SHORT EXERCISE
Set down only the lines running from the one with "What Plotly code" to the one with "return (H - mb - py) / ph", both lines included, exactly as they stand, please.

Charts and diagrams as code:
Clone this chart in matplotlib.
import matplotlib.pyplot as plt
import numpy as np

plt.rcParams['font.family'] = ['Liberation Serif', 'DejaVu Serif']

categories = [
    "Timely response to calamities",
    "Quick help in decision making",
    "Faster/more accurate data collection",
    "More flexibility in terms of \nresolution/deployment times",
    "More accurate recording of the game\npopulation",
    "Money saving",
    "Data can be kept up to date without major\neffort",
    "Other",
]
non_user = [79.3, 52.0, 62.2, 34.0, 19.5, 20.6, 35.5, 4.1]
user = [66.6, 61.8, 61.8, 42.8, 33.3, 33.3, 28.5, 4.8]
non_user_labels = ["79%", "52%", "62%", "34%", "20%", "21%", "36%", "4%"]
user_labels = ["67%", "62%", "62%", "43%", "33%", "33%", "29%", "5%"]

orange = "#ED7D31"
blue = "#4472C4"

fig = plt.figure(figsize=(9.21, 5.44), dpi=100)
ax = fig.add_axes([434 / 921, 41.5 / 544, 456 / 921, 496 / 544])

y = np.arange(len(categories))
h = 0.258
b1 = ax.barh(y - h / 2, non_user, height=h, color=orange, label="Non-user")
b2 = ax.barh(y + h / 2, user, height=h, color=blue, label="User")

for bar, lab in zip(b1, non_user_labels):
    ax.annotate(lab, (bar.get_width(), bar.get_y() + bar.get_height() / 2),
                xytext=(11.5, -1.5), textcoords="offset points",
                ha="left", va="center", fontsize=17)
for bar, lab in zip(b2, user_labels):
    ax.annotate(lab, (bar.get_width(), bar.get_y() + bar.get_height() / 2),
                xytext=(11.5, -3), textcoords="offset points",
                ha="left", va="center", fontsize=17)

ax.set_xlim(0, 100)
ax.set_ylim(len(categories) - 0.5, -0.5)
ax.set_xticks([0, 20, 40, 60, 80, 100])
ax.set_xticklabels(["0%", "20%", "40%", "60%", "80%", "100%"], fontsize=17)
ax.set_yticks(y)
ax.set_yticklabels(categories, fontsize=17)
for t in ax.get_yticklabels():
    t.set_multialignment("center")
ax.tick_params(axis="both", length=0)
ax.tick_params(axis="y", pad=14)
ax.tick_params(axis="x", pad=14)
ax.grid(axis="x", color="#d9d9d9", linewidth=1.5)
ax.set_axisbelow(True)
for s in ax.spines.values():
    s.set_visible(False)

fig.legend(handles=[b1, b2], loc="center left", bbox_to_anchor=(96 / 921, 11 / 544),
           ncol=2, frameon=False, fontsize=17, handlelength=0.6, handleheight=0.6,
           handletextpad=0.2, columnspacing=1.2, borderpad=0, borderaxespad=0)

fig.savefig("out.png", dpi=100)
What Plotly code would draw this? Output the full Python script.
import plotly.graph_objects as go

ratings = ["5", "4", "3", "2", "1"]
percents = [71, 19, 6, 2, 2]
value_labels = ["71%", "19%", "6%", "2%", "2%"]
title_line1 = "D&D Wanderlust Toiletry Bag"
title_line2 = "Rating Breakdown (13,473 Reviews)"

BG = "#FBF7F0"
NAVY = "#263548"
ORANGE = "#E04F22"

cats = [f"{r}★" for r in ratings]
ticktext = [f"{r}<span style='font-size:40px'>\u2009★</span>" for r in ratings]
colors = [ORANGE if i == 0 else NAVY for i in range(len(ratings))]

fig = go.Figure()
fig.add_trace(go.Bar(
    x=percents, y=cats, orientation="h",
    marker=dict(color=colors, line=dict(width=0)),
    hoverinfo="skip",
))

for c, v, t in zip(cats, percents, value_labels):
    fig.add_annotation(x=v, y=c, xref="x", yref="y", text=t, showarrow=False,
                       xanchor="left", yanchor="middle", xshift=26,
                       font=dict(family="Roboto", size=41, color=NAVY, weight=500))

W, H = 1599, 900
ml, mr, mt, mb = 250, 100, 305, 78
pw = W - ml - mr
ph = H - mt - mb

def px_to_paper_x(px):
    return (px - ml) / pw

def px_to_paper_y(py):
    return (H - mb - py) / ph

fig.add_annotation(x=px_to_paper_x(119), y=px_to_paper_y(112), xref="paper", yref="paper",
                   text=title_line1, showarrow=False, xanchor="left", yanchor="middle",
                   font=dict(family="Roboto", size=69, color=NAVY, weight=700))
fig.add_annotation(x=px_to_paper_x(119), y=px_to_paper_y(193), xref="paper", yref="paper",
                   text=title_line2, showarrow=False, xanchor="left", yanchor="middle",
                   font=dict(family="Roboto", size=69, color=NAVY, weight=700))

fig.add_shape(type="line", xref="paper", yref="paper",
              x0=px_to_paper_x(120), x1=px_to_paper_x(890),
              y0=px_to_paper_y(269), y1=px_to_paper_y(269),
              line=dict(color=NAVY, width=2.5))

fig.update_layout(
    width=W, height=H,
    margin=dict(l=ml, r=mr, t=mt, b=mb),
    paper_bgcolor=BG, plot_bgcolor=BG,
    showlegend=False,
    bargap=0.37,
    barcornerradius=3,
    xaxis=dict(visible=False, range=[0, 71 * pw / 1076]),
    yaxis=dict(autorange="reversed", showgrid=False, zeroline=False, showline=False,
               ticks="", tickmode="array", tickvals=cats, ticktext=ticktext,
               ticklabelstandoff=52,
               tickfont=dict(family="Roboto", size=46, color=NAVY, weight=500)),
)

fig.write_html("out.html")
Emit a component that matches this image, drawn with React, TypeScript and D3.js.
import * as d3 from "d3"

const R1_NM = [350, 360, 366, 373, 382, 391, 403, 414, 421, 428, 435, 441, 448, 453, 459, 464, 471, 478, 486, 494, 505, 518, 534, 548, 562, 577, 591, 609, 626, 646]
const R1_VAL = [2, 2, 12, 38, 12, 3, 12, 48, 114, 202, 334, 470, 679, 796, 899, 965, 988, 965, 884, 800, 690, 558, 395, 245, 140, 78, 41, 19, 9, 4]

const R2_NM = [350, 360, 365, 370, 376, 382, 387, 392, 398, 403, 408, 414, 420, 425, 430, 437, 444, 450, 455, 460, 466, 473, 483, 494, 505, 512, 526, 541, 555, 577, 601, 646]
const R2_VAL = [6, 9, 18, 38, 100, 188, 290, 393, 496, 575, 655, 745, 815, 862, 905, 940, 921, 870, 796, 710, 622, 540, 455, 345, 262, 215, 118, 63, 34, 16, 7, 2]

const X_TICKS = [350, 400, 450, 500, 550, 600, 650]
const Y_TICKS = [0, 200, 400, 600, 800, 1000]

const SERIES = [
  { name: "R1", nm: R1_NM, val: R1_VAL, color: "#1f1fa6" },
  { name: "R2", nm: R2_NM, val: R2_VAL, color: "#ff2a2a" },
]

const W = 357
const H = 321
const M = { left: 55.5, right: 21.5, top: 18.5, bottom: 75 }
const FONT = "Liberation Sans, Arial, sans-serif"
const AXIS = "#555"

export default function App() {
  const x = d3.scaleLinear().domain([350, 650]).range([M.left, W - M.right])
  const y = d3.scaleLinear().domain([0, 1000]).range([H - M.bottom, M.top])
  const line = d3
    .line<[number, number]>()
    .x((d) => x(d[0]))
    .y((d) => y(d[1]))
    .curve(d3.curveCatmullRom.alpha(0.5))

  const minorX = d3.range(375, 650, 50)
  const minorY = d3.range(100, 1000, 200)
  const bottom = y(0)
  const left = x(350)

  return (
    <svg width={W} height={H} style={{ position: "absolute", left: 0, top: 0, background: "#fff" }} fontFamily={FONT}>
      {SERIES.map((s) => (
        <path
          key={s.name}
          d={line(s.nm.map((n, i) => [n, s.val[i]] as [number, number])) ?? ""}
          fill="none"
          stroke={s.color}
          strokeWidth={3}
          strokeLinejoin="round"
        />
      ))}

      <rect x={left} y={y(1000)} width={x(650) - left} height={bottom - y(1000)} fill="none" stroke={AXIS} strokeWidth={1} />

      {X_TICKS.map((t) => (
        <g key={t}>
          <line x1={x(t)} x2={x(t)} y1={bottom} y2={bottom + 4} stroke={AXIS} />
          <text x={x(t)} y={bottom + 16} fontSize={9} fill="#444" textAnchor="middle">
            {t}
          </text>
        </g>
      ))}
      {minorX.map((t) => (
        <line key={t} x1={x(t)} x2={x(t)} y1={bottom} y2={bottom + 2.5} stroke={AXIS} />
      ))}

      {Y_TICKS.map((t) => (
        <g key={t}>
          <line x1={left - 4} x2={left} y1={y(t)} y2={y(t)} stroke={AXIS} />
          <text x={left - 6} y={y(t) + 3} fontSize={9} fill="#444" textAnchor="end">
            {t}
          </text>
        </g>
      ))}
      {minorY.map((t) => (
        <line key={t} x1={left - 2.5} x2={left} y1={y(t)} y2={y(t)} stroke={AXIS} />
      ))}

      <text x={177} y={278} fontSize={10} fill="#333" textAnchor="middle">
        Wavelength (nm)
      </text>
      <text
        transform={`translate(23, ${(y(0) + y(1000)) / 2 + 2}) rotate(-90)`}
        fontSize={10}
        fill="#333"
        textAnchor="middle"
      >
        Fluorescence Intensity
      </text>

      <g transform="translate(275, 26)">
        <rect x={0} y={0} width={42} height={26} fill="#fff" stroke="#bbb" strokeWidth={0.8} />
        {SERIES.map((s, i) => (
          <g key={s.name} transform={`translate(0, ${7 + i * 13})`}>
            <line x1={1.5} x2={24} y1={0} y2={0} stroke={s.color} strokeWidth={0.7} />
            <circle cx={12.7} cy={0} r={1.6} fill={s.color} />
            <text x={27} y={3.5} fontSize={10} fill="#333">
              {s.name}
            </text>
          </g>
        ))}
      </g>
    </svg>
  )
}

ANSWER BELOW
What Plotly code would draw this? Output the full Python script.
import plotly.graph_objects as go

ratings = ["5", "4", "3", "2", "1"]
percents = [71, 19, 6, 2, 2]
value_labels = ["71%", "19%", "6%", "2%", "2%"]
title_line1 = "D&D Wanderlust Toiletry Bag"
title_line2 = "Rating Breakdown (13,473 Reviews)"

BG = "#FBF7F0"
NAVY = "#263548"
ORANGE = "#E04F22"

cats = [f"{r}★" for r in ratings]
ticktext = [f"{r}<span style='font-size:40px'>\u2009★</span>" for r in ratings]
colors = [ORANGE if i == 0 else NAVY for i in range(len(ratings))]

fig = go.Figure()
fig.add_trace(go.Bar(
    x=percents, y=cats, orientation="h",
    marker=dict(color=colors, line=dict(width=0)),
    hoverinfo="skip",
))

for c, v, t in zip(cats, percents, value_labels):
    fig.add_annotation(x=v, y=c, xref="x", yref="y", text=t, showarrow=False,
                       xanchor="left", yanchor="middle", xshift=26,
                       font=dict(family="Roboto", size=41, color=NAVY, weight=500))

W, H = 1599, 900
ml, mr, mt, mb = 250, 100, 305, 78
pw = W - ml - mr
ph = H - mt - mb

def px_to_paper_x(px):
    return (px - ml) / pw

def px_to_paper_y(py):
    return (H - mb - py) / ph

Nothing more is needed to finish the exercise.